Dorothy Edwards was a Welsh author who is very little read or known these days. Rhapsody is a collection of her short stories. Edwards remained little known and out of print after her death in 1934, until Virago (bless them) published her only novel and this collection of her short stories in the 1980s. The edition I have in the recent Library of Wales edition has three extra stories.
Dorothy Edwards committed suicide leaving a heart-rending note;
“I am killing myself because I have never sincerely loved any human being all my life. I have accepted kindness and friendship, and even love, without gratitude and given nothing in return."
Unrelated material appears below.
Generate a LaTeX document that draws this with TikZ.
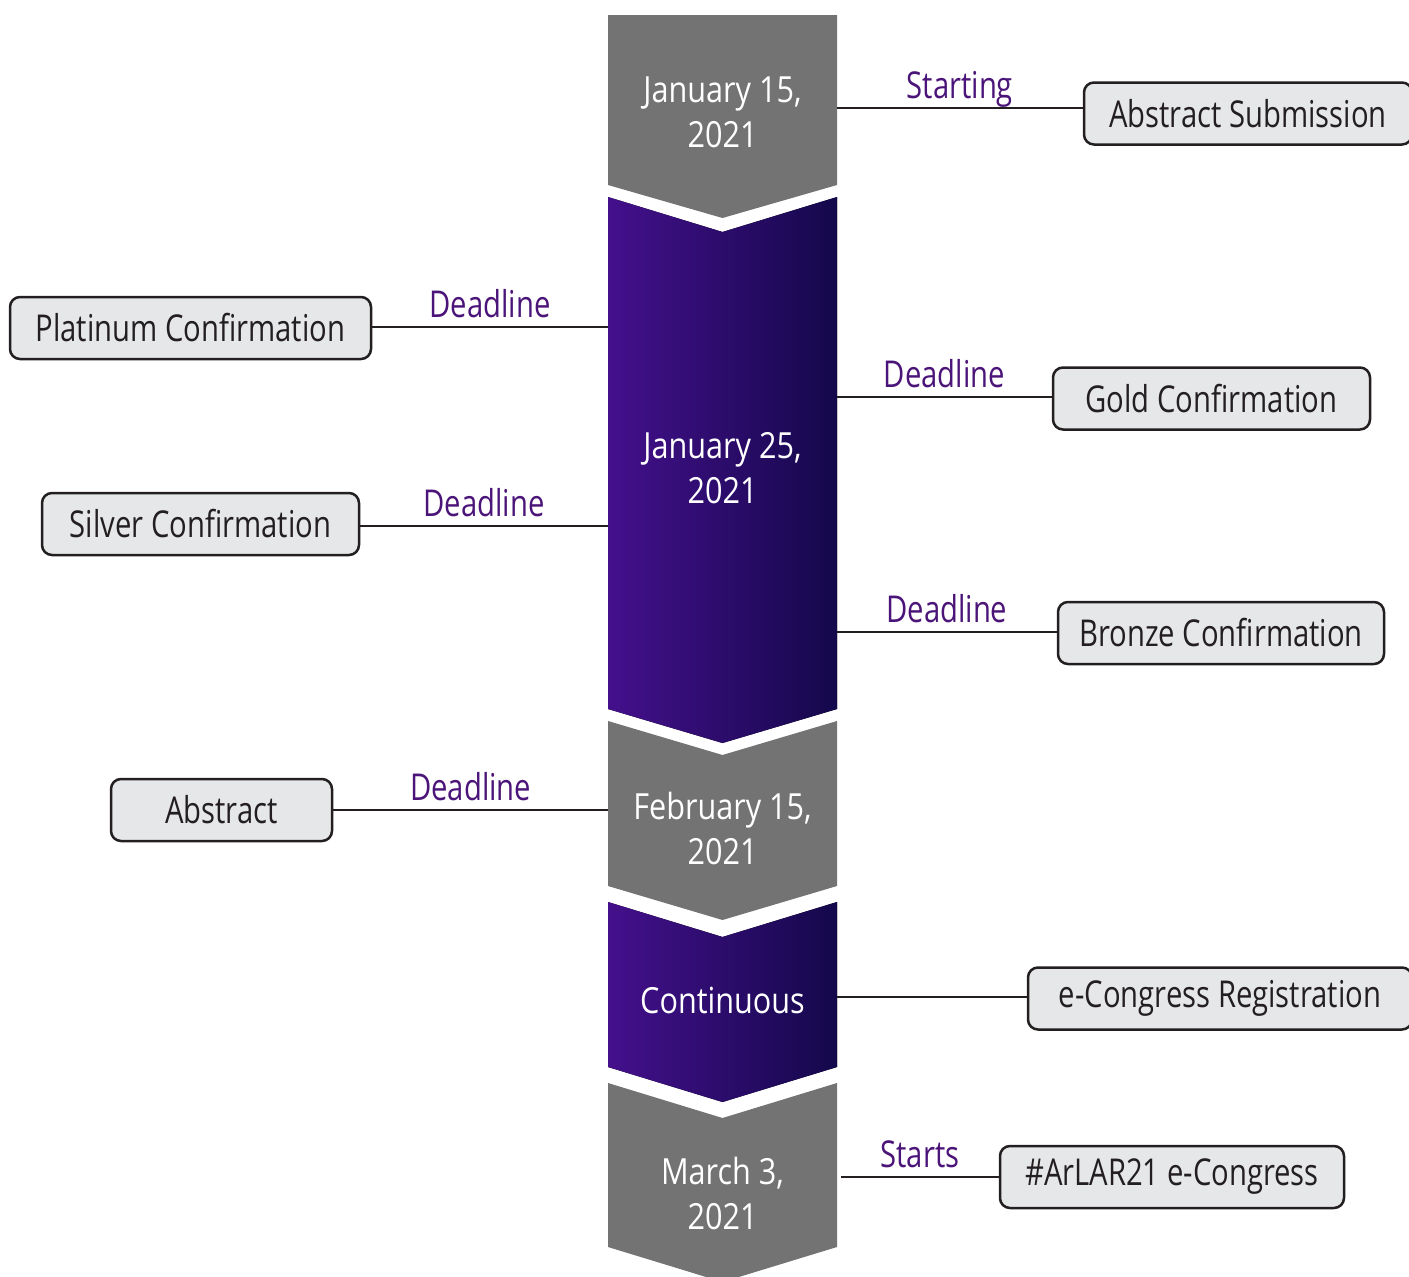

She was born in 1903 and her father was a socialist and Independent Labour Party activist; a political tradition she followed. She read Greek and Philosophy at Cardiff University. I found out about her work when reading David Garnett’s book on his friends. The chapter on T E Lawrence mentions her. Garnett was a fan of her writing (as was Lawrence) and she stayed with him and his wife rent free for a time. Lawrence thought that her story A Country House was one of the best written in the English Language. Garnett also thought she was a brilliant writer. Christopher Meredith sums up well in his introduction to this edition;
"Fashion for re-readings according to various theories have helped critics to rediscover her from time to time, but I believe that Dorothy Edwards is a great deal more than an interesting literary case. She's an important, utterly original modernist. Whichever way you read her, she's the extraordinarily accomplished author of powerful and suggestive fictions."
Here’s the rub, where should this type of writer sit in the canon, if at all. Having just finished reading Rhapsody I can say that these stories stand up against any others I have read; Woolf, Mansfield, Chekov, Maupassant. I am astonished that Dorothy Edwards is so little known.
The stories are fairly minimalist and usually written with a male narrator. There is a control and a holding back, desire is constrained and relationships incomplete, loneliness often a given. Edwards was interested in music and music is a recurrent motif and theme, often representing an undercurrent of passion. Meredith points out that a number of the stories refer to fairy tales, but in themselves they resemble fairy tales that are ironic with a menacing edge, covered by what seems to be a conventional English backdrop. Often outsiders or visitors arrive to disturb marriages and well established relationships. The emotional tensions between the characters is palpable’ the prose is stylised and often deliberately awkward. The movement and development of the stories often seems logical, but on reflection there is an underlying disturbance and all is not as it seems. The opening of A Country House illustrates this;
“From the day when I first met my wife she has been my first consideration always. It is only fair that I should treat her so, because she is young. When I first met her she was a mere child with black ringlets down her back and big blue eyes. She put her hair up to get married. Not that I danced attendance on her. That is nonsense.”
There is an odd construction here, although it may seem straightforward. There is nuance and almost menace and the narrator almost seems to be arguing with himself. On reflection I found that opening quite chilling.
Edwards herself says; “you must be realist or you must invent a personal isolated odd universe composed exclusively of your own experience”
I now feel the need to get hold of Claire Flay’s recent biography. She argues that Edwards uses the male narrators in the way she does in order to deconstruct their authority.
David Garnett has had a good deal of say in how we have seen Edwards until recently as her biography has been written. He indicates that Edwards was not always comfortable with people and indeed her stories are more ice sculpture than ardent passion. There is a picture of her in the back of Rhapsody and it is haunting. Given her upbringing, it is not surprising that class is important element for Edwards, but not in the way you would expect. Her women are often marginalised, but Edwards examines and critiques their position and treatment in a highly original way. These stories deconstruct and explore; the endings are unusual and I was often left thinking “Did that just end?” The stories just stop, often it feels like mid-sentence. However they make you think and they stay with you.
These short stories rank with the best I have ever read; they are haunting and are much more than they seem on the surface. These are a must read.